Even so, experimentation with this design revealed an important lesson about the performance of electrostatic latches.  Although theoretically designed to provide a level of force that would hold the catoms in place, the mating flaps proved to be susceptible to a peeling effect in which points of insufficient contact between the matching sheets of aluminum foil would separate, and these points of separation would then spread, breaking the latch.  

The prototype electrodes were composed of floppy conductors coated with a dielectric material.  Although excited electrodes established a good seal, the flexible conducting surfaces allowed the electrodes to separate under small amounts of external force.  This caused plates to separate and break the latch.  This separation resulted from a peeling of two electrodes from each other at the boundary of their contact.  This happened because of slight irregularities in the degree of separation between the two latching surfaces, which then begin to propagate across the entire boundary of contact and cause the electrodes to peel apart.

Peeling Effect of Electrostatic Sheets
Study of this peeling effect, which is illustrated in the diagram to the left, led to a more robust latch design and the engineering of a passive mechanical reinforcement of the electrostatic latch.  This subsequent design can be seen in the electrostatic latch employed on the cube-shaped modular robot.  

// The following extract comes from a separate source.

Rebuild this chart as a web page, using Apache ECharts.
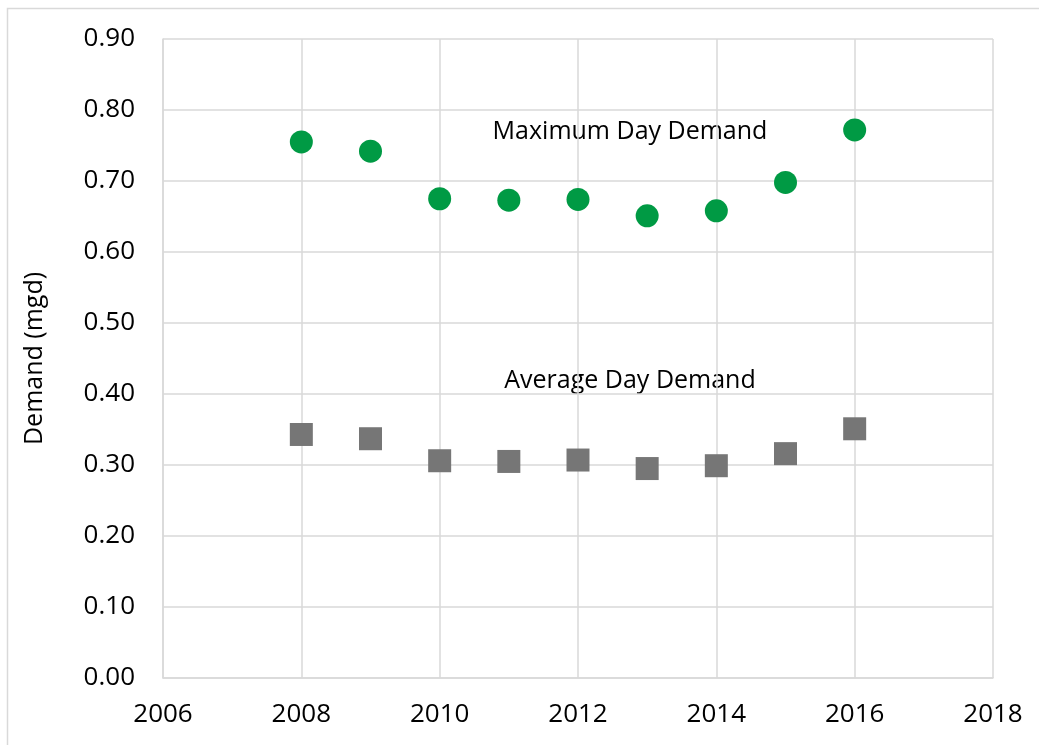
<!DOCTYPE html>
<html>
<head>
<meta charset="utf-8">
<script src="https://cdn.jsdelivr.net/npm/echarts@6/dist/echarts.min.js"></script>
<style>
html,body{margin:0;padding:0;background:#fff;}
#main{width:1039px;height:745px;}
</style>
</head>
<body>
<div id="main"></div>
<script>
var years = [2008, 2009, 2010, 2011, 2012, 2013, 2014, 2015, 2016];
var maxDay = [0.755, 0.742, 0.675, 0.673, 0.674, 0.651, 0.658, 0.698, 0.772];
var avgDay = [0.343, 0.337, 0.306, 0.305, 0.307, 0.295, 0.299, 0.316, 0.351];

var font = 'Open Sans';

function pairs(vals){
	var out = [];
	for(var i = 0; i < years.length; i++){
		out.push([years[i], vals[i]]);
	}
	return out;
}

var myChart = echarts.init(document.getElementById('main'));
myChart.setOption({
	animation: false,
	backgroundColor: '#fff',
	grid: {left: 163, right: 46, top: 39, bottom: 67},
	xAxis: {
		type: 'value', min: 2006, max: 2018, interval: 2,
		axisLine: {show: true, lineStyle: {color: '#d9d9d9', width: 1.5}},
		axisTick: {show: false},
		splitLine: {show: true, lineStyle: {color: '#d9d9d9', width: 1.5}},
		axisLabel: {color: '#000', fontFamily: font, fontSize: 26, margin: 24,
			formatter: function(v){ return String(v); }}
	},
	yAxis: {
		type: 'value', min: 0, max: 0.9, interval: 0.1,
		name: 'Demand (mgd)', nameLocation: 'middle', nameGap: 116, nameRotate: 90,
		nameTextStyle: {color: '#000', fontFamily: font, fontSize: 25},
		axisLine: {show: true, lineStyle: {color: '#d9d9d9', width: 1.5}},
		axisTick: {show: false},
		splitLine: {show: true, lineStyle: {color: '#d9d9d9', width: 1.5}},
		axisLabel: {color: '#000', fontFamily: font, fontSize: 26, margin: 28,
			formatter: function(v){ return v.toFixed(2); }}
	},
	series: [
		{
			name: 'Maximum Day Demand', type: 'scatter',
			symbol: 'circle', symbolSize: 23,
			itemStyle: {color: '#009a44', opacity: 1},
			data: pairs(maxDay)
		},
		{
			name: 'Average Day Demand', type: 'scatter',
			symbol: 'rect', symbolSize: 23,
			itemStyle: {color: '#767676', opacity: 1},
			data: pairs(avgDay)
		}
	],
	graphic: [
		{type: 'rect', shape: {x: 7.5, y: 8.5, width: 1060, height: 760}, style: {fill: 'none', stroke: '#d9d9d9', lineWidth: 1.5}, z: -1},
		{type: 'text', x: 630, y: 132, style: {text: 'Maximum Day Demand', fontFamily: font, fontSize: 25, fill: '#000', textAlign: 'center', textVerticalAlign: 'middle'}},
		{type: 'text', x: 630, y: 381, style: {text: 'Average Day Demand', fontFamily: font, fontSize: 25, fill: '#000', textAlign: 'center', textVerticalAlign: 'middle'}}
	]
});
</script>
</body>
</html>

Claytronics research seeks to create modular robots that will operate on a scale - less than one millimeter in diameter - at which mechanical devices have never before been manufactured.  Testing the performance of devices conceived for this micro-scale poses unusual challenges because physical forces whose effects at the macroscale are well understood often reveal unpredictable effects at the micro scale. 

The Giant Helium Catom project didn't produce the results originally intended from its conception.  However, it produced results that gave the claytronics research project the insight that inspired a more effective design for electrostatic latches.